赤穂浪士に首を打たれた吉良上野助(きらこうずけのすけ)の孫で吉良家当主の吉良義周(きらよしち か)。吉良家がお取りつぶしとなり、吉良義周は諏訪の国(長野県)へ流刑に。大半の家臣は散ってしまいましたが、忠誠心旺盛な家臣が囚人用の籠に付き従 い、吉良左兵衛が亡くなるまでお仕えしたそうです。流刑生活を送る吉良左兵衛にとって、大きな心の支えになったことと思います。
 
 

直線距離
「3ヶ月に1度、ハットゥサから文官が・・・」のくだり、最初は1ヶ月に1回、と書いたのですが、念のため世界地図を調べてみると、ハットゥサとカルケミシュに相当する場所は、直線距離でおよそ600km離れていました
この間にはトロス山脈(現在名)という標高2000m超級の山岳地帯が横たわっていることから、実際のルートは山道で1000kmぐらい、片道1ヶ月はかかると思われます。両方とも内陸都市なので、船は使えません。
すると、調査に出かけた文官がカルケミシュから戻るのに2ヶ月以上はかかるので、2ヶ月以下の間隔 だと、前に出た文官が戻ってくる前に次の文官が出発することになります。このような調査の場合、前に行って来た者の報告を聞かずに次の者を派遣するという のはとても非現実的なので、3ヶ月に1回にしました。

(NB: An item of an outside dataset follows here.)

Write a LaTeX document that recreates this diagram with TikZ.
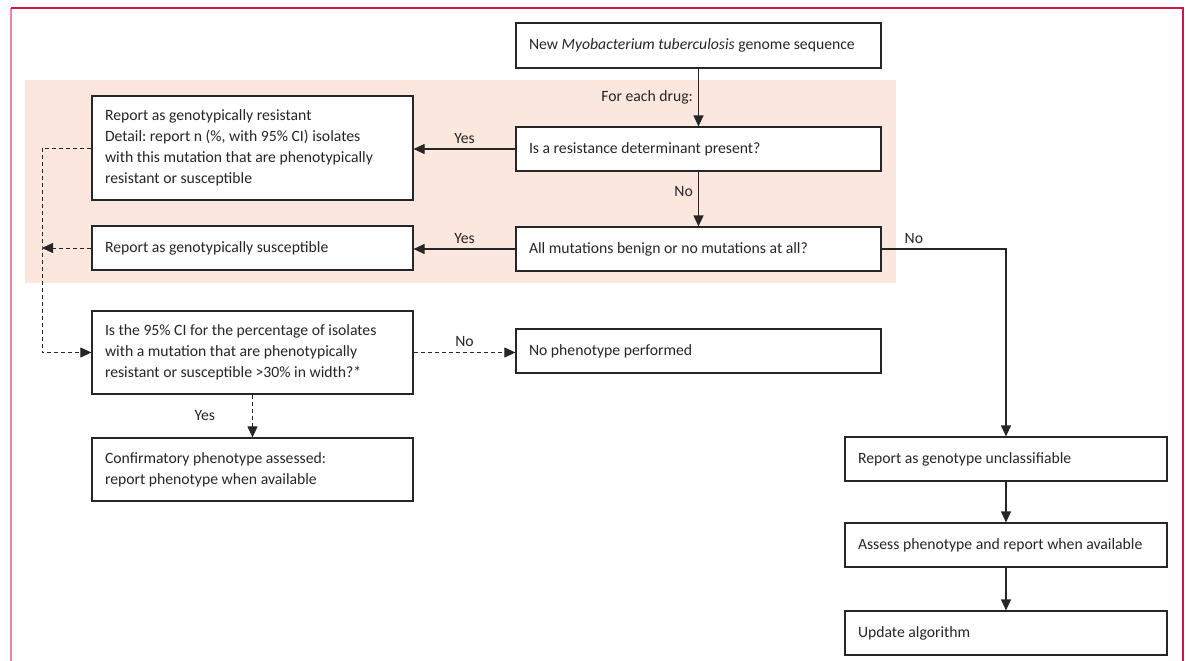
\documentclass[tikz,border=0pt]{standalone}
\usepackage{fontspec}
\setmainfont{Carlito}
\usetikzlibrary{arrows.meta}

\definecolor{framered}{HTML}{D21445}
\definecolor{framepink}{HTML}{E6889F}
\definecolor{bandfill}{HTML}{FCE7DE}
\definecolor{inkgray}{HTML}{262626}

\tikzset{
  stepbox/.style={draw=inkgray, line width=1.2pt, fill=white, text=inkgray, align=flush left, inner xsep=13pt, inner ysep=0pt},
  flow/.style={draw=inkgray, line width=1.2pt, -{Triangle[length=11pt,width=10pt]}},
  dflow/.style={flow, line width=1pt, dash pattern=on 4pt off 3pt},
  lbl/.style={text=inkgray, inner sep=5pt}
}

\begin{document}
\begin{tikzpicture}[x=1pt, y=-1pt, font=\fontsize{15.7}{21}\selectfont\frenchspacing]

\useasboundingbox (0, 0) rectangle (1187, 661);

\draw [draw=none,fill=bandfill] (25, 80) rectangle (896, 283);
\draw [framepink,line width=2pt] (11, 8) -- (11, 661);
\draw [framered,line width=1.5pt] (11, 8) -- (1183, 8) -- (1183, 661);

\node[stepbox,text width=339pt,minimum height=45pt] (new) at (698.5, 45.5) {New \textit{Myobacterium tuberculosis} genome sequence};
\node[stepbox,text width=339pt,minimum height=44pt] (q1) at (698.5, 149) {Is a resistance determinant present?};
\node[stepbox,text width=339pt,minimum height=44pt] (q2) at (698.5, 249) {All mutations benign or no mutations at all?};

\node[stepbox,text width=295pt,minimum height=104pt] (res) at (252.5, 148) {Report as genotypically resistant\\Detail: report n (\%, with 95\% CI) isolates\\with this mutation that are phenotypically\\resistant or susceptible};
\node[stepbox,text width=295pt,minimum height=44pt] (sus) at (252.5, 248) {Report as genotypically susceptible};
\node[stepbox,text width=295pt,minimum height=83pt] (ci) at (252.5, 352.5) {Is the 95\% CI for the percentage of isolates\\with a mutation that are phenotypically\\resistant or susceptible >30\% in width?*};
\node[stepbox,text width=295pt,minimum height=63pt] (conf) at (252.5, 469.5) {Confirmatory phenotype assessed:\\report phenotype when available};
\node[stepbox,text width=339pt,minimum height=44pt] (nopheno) at (698.5, 351) {No phenotype performed};

\node[stepbox,text width=296pt,minimum height=44pt] (uncl) at (1006, 459) {Report as genotype unclassifiable};
\node[stepbox,text width=296pt,minimum height=44pt] (assess) at (1006, 545) {Assess phenotype and report when available};
\node[stepbox,text width=296pt,minimum height=44pt] (update) at (1006, 633) {Update algorithm};

\coordinate (lane) at (42, 248);

\draw [flow] (new) -- node[lbl,left] {For each drug:} (q1);
\draw [flow] (q1) -- node[lbl,left,pos=0.36] {No} (q2);
\draw [flow] (q1.west) -- node[lbl,above] {Yes} (q1.west -| res.east);
\draw [flow] (q2.west) -- node[lbl,above] {Yes} (q2.west -| sus.east);
\draw [flow] (q2.east) -| node[lbl,above,pos=0.13] {No} (uncl.north);
\draw [flow] (uncl) -- (assess);
\draw [flow] (assess) -- (update);

\draw [dflow] (res.west) -| (lane) |- (ci.west);
\draw [dflow] (sus.west) -- (lane);
\draw [dflow] (ci.east) -- node[lbl,above] {No} (ci.east -| nopheno.west);
\draw [dflow] (ci) -- node[lbl,left,xshift=-32pt] {Yes} (conf);

\end{tikzpicture}
\end{document}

実際は、監視業務は現地の人に任されていたのだと思いますが、それでは夜這いの話が書けませんので・・・
 
 

シュンシューンの大砲
あれだけ他の女を寄せ付けなかったシュンシューン・イナリ。でも、さすがに(囚人とは言っても) 元王妃を邪険に扱うことは出来なかったのです。
シュンシューンの直感によって、未遂に終わりましたが、大砲の整備状態については、永遠に秘密です。知りたい方は、タイムマシンを使ってご自分で調べに行って下さい。

この話には後日談があります。
「ナキアさまがシュンシューンさまのお召しを受けた」!!。ナキアさまが部屋に入った直後、シュンシューンの随従の一人がハットゥサに早馬を飛ばしました。随従にしてみれば一大事です。
で、半月ほどで早馬が王宮に着き、皇帝陛下ご夫妻やキックリ、たまたまそこに居合わせた三姉妹とアリエルのもとに、報告がもたらされました。
息せき切った伝令は、旅装を解く暇もなく、皇帝陛下に奏上します。
「シュンシューンさまがナキアさまを寝室にお召しになったようです。すぐに調査の者を」
しかし、皇帝陛下をはじめ、居合わせた人は皆で大爆笑したのでした。